Only the lines from the one containing "Reproduce this chart with Plotly.js." through the one containing "const time = [0, 15, 30, 60, 120];" should be duplicated, exactly as they appear. Pictures are to be left out.
======== Data supplied
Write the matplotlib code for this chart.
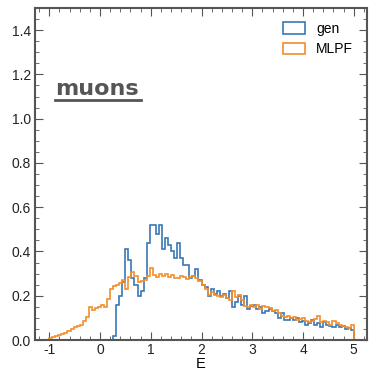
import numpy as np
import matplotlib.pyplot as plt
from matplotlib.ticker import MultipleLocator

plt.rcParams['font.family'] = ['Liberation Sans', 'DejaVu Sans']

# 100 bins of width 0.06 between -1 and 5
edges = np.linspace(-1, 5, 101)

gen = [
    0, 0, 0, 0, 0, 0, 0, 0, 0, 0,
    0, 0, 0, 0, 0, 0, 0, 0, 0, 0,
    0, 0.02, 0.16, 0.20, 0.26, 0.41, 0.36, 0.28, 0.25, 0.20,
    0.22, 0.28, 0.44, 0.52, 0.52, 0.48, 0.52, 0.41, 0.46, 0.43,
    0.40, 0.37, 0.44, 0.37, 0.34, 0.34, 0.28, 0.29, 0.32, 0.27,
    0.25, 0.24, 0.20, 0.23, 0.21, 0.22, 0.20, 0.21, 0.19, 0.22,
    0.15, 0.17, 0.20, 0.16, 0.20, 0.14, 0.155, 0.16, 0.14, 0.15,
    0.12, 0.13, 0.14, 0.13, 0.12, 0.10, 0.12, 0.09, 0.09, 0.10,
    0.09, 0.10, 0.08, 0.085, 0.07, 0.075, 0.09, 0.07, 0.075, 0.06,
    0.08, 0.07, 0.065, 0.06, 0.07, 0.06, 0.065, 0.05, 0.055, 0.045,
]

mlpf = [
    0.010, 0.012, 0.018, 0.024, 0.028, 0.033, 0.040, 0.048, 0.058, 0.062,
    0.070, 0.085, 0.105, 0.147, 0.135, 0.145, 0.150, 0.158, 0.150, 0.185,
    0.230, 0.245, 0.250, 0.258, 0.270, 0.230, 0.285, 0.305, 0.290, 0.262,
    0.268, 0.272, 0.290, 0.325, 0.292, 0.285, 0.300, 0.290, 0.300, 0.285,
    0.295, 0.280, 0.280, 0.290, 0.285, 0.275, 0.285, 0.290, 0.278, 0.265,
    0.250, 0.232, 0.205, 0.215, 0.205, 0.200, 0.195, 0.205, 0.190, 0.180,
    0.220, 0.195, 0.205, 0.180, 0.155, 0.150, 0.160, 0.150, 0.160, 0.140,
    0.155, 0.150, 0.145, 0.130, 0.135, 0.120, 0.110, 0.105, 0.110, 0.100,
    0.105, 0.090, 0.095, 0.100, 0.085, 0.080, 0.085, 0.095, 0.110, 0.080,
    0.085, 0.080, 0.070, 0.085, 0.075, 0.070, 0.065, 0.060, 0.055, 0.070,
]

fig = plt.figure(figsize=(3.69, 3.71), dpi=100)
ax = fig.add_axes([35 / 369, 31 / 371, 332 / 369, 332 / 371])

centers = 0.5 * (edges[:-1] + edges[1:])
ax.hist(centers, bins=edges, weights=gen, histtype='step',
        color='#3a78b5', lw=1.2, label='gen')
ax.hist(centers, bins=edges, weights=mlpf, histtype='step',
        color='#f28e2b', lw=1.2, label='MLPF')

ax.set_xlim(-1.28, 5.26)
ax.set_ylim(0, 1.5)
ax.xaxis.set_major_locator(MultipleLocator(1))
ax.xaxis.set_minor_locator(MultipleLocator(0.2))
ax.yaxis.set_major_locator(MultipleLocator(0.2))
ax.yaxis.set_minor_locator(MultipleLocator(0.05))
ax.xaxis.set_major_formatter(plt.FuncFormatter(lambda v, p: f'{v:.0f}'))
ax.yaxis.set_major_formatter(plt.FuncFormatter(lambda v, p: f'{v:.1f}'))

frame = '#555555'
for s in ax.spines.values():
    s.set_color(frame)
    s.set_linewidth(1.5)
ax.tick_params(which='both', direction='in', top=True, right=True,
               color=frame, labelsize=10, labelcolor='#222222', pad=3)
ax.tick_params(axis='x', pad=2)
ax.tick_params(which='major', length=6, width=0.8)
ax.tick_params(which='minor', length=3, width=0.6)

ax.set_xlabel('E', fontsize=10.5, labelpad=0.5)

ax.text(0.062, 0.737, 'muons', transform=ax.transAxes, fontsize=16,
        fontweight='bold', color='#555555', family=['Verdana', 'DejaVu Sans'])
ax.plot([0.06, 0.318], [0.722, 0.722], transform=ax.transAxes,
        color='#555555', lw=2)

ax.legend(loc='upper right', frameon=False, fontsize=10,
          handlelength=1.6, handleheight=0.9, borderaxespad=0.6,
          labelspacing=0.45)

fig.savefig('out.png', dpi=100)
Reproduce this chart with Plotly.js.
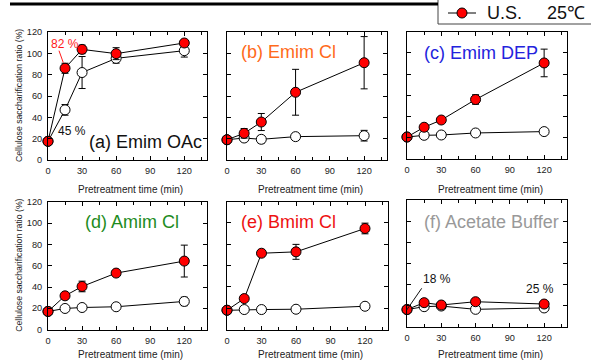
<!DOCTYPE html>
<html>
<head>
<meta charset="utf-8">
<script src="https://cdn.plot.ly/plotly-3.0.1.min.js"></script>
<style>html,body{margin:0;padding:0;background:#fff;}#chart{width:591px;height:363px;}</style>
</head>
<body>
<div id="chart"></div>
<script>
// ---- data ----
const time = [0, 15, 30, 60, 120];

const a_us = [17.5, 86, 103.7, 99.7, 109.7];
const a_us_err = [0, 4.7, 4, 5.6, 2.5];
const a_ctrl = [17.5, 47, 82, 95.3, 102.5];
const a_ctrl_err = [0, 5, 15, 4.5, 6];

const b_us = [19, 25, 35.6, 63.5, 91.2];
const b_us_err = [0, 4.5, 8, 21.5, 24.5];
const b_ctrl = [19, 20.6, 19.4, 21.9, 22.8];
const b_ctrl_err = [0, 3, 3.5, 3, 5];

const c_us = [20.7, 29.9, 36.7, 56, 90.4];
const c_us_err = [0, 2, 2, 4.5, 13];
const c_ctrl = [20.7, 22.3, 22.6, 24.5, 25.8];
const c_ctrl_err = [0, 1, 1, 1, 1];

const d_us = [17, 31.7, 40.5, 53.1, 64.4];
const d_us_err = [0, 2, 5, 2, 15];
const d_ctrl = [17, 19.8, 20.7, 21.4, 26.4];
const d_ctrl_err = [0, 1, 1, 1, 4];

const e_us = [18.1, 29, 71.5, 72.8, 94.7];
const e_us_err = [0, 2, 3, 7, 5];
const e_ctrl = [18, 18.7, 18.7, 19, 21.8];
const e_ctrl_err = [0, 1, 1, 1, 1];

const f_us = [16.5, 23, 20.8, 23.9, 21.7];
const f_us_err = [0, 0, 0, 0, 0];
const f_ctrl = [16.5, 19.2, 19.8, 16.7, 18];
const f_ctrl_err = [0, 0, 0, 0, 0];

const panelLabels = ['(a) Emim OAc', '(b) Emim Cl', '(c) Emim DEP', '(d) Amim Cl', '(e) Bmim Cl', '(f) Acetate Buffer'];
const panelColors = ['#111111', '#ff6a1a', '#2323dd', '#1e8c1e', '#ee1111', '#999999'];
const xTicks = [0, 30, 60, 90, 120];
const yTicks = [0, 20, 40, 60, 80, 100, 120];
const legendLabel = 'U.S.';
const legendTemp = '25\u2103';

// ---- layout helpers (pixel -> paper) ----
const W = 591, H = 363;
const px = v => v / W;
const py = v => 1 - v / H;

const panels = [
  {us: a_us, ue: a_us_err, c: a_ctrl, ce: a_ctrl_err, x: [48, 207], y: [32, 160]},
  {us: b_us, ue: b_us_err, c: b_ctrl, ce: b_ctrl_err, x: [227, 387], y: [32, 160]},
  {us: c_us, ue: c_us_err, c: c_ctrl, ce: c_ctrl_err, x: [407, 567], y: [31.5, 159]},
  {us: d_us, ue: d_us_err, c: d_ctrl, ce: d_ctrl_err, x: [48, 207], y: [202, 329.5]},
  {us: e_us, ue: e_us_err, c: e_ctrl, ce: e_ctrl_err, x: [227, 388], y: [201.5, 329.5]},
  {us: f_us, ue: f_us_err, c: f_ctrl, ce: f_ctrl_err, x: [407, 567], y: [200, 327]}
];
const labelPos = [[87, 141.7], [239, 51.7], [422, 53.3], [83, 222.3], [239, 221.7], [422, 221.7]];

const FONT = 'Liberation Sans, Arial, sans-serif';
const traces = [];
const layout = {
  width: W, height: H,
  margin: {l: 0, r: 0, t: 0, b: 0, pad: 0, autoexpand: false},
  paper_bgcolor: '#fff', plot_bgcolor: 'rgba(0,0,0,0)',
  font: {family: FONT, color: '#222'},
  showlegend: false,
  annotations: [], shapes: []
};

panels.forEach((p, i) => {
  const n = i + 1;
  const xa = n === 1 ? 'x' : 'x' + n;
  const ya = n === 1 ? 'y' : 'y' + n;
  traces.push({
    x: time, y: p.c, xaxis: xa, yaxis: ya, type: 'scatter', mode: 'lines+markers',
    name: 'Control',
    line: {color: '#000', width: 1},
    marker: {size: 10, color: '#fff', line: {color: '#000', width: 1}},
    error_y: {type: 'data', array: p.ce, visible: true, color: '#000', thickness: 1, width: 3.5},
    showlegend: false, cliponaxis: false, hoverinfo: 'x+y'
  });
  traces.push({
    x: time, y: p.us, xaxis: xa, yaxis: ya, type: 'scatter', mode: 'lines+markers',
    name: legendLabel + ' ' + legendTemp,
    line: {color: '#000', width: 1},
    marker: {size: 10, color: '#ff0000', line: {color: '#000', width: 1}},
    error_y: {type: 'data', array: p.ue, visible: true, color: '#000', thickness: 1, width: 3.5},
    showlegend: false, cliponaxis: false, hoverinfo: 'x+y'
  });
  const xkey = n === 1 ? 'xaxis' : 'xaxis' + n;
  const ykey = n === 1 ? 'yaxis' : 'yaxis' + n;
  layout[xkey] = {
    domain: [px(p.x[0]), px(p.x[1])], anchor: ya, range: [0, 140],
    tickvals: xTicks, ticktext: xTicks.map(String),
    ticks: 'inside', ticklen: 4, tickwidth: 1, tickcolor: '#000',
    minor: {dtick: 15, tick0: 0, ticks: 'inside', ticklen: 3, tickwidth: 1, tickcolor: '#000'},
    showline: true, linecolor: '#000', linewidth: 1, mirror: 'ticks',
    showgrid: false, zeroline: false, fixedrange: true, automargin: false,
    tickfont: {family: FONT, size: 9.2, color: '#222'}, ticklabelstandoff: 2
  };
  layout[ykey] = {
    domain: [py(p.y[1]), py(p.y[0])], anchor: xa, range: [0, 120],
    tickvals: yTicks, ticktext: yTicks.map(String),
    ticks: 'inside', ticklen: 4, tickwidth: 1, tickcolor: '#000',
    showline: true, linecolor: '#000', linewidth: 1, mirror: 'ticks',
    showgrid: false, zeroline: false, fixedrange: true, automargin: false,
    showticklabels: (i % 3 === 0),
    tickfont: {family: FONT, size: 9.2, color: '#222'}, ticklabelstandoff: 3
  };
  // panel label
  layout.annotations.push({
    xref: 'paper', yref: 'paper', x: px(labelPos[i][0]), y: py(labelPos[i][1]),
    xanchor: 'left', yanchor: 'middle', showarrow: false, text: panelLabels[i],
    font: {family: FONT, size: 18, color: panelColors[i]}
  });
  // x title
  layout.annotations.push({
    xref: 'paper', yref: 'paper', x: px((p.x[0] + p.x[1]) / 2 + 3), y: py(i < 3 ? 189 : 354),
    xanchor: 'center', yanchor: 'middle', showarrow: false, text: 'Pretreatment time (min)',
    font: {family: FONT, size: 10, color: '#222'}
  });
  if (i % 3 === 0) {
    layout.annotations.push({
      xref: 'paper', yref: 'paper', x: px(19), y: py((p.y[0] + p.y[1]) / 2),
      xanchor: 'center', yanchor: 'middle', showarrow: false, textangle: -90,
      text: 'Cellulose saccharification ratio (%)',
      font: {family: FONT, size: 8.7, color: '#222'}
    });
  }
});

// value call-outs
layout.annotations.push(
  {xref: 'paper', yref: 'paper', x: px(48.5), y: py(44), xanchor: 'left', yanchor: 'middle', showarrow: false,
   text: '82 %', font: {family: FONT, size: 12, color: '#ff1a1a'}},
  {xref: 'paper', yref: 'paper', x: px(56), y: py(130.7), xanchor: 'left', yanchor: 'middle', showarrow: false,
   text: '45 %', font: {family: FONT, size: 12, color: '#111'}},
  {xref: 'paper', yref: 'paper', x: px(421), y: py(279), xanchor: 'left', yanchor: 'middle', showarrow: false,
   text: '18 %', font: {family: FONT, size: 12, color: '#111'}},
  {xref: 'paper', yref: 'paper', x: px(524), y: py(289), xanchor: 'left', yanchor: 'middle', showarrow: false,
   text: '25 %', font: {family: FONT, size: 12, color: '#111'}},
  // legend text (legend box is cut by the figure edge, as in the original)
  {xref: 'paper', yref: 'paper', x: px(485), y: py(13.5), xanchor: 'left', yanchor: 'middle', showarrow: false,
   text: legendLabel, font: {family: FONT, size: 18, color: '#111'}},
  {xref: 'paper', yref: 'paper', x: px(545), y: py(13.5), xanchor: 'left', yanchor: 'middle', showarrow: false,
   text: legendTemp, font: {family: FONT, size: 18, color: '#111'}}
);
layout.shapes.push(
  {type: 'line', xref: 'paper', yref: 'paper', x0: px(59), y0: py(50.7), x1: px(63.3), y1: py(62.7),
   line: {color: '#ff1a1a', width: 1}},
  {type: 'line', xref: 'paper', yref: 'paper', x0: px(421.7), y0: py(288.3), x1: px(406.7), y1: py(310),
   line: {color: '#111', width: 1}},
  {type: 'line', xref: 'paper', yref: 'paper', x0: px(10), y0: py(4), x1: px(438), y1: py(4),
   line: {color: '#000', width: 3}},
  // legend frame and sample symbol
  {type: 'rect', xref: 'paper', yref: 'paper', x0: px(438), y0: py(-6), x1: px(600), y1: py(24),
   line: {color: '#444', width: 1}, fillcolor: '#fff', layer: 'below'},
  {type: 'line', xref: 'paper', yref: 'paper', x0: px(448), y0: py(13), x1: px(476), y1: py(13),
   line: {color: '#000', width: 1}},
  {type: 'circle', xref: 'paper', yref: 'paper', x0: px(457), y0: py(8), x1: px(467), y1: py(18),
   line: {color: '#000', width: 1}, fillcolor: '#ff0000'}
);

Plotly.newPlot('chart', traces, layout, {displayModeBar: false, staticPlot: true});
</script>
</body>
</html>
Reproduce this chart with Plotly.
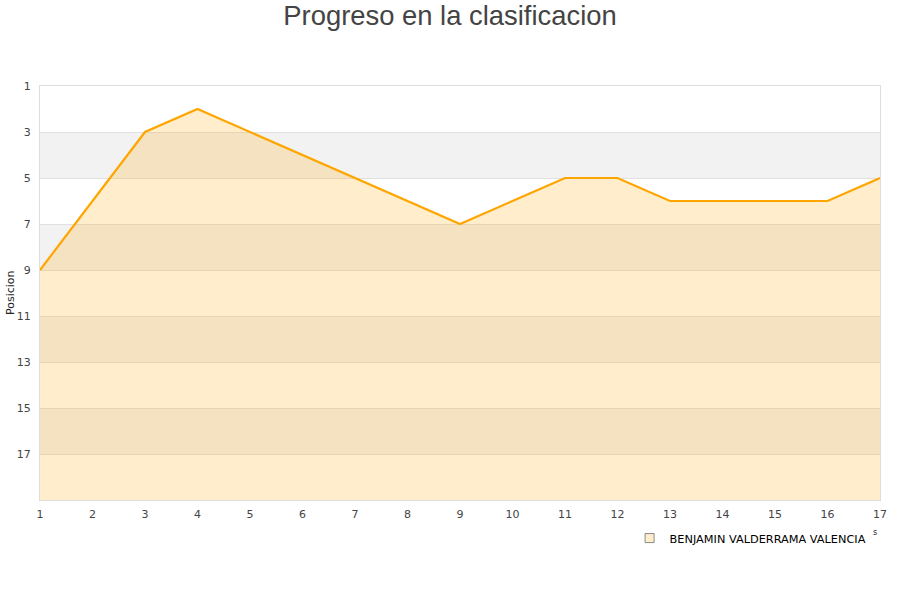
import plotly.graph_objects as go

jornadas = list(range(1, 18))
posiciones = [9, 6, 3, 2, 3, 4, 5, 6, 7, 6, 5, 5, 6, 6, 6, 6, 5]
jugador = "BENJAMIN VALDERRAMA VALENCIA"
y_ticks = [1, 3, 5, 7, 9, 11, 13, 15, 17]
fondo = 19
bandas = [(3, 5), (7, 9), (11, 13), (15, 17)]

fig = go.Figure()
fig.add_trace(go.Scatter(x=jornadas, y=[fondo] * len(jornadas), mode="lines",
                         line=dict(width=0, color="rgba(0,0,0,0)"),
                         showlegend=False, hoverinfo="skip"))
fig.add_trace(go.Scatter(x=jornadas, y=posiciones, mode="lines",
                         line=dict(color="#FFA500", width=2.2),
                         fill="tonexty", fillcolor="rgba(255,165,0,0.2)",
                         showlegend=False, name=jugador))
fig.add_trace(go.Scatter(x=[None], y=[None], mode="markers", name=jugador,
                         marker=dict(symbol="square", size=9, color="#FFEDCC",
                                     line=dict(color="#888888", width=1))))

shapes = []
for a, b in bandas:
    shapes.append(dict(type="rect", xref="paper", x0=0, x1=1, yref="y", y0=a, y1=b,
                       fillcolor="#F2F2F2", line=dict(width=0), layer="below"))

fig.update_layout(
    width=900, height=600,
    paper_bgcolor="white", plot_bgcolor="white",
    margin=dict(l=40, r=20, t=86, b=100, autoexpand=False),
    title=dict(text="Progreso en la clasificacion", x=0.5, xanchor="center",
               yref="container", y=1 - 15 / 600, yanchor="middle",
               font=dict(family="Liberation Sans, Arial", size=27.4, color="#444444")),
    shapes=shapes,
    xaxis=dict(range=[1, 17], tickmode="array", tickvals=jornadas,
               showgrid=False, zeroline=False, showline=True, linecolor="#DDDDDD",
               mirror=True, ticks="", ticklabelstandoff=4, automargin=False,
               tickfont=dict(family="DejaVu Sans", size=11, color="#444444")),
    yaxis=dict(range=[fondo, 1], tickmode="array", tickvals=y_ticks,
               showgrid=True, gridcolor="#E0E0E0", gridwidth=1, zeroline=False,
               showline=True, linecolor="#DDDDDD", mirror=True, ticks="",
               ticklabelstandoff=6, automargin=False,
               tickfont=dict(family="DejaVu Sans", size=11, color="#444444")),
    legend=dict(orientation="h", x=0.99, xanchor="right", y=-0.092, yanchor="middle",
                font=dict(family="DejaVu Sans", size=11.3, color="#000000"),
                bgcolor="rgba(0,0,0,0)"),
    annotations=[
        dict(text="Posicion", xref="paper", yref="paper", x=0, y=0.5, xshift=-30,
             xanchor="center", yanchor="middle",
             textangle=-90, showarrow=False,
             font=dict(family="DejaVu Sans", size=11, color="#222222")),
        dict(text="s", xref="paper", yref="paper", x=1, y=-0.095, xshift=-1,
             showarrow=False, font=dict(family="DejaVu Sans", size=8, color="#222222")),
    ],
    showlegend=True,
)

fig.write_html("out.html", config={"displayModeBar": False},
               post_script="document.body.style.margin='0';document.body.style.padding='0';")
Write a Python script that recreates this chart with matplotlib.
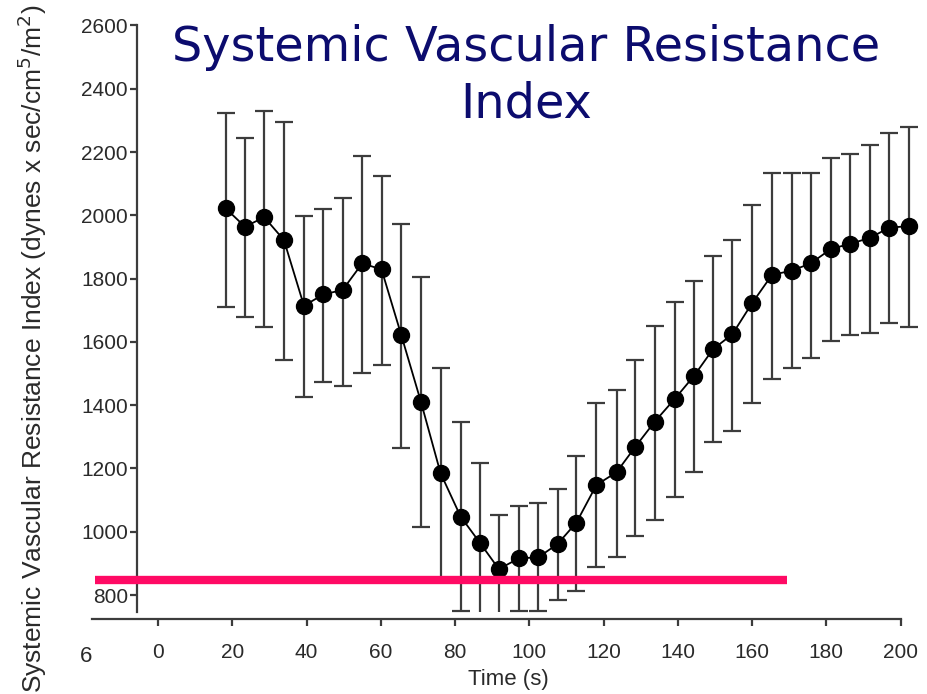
================
◆ **The solution**
Reproduce this chart with Plotly.js.
<!DOCTYPE html>
<html>
<head>
<meta charset="utf-8">
<script src="https://cdn.plot.ly/plotly-3.0.1.min.js"></script>
<style>html,body{margin:0;padding:0;background:#fff;}#chart{width:591px;height:363px;}</style>
</head>
<body>
<div id="chart"></div>
<script>
// ---- data ----
const time = [0, 15, 30, 60, 120];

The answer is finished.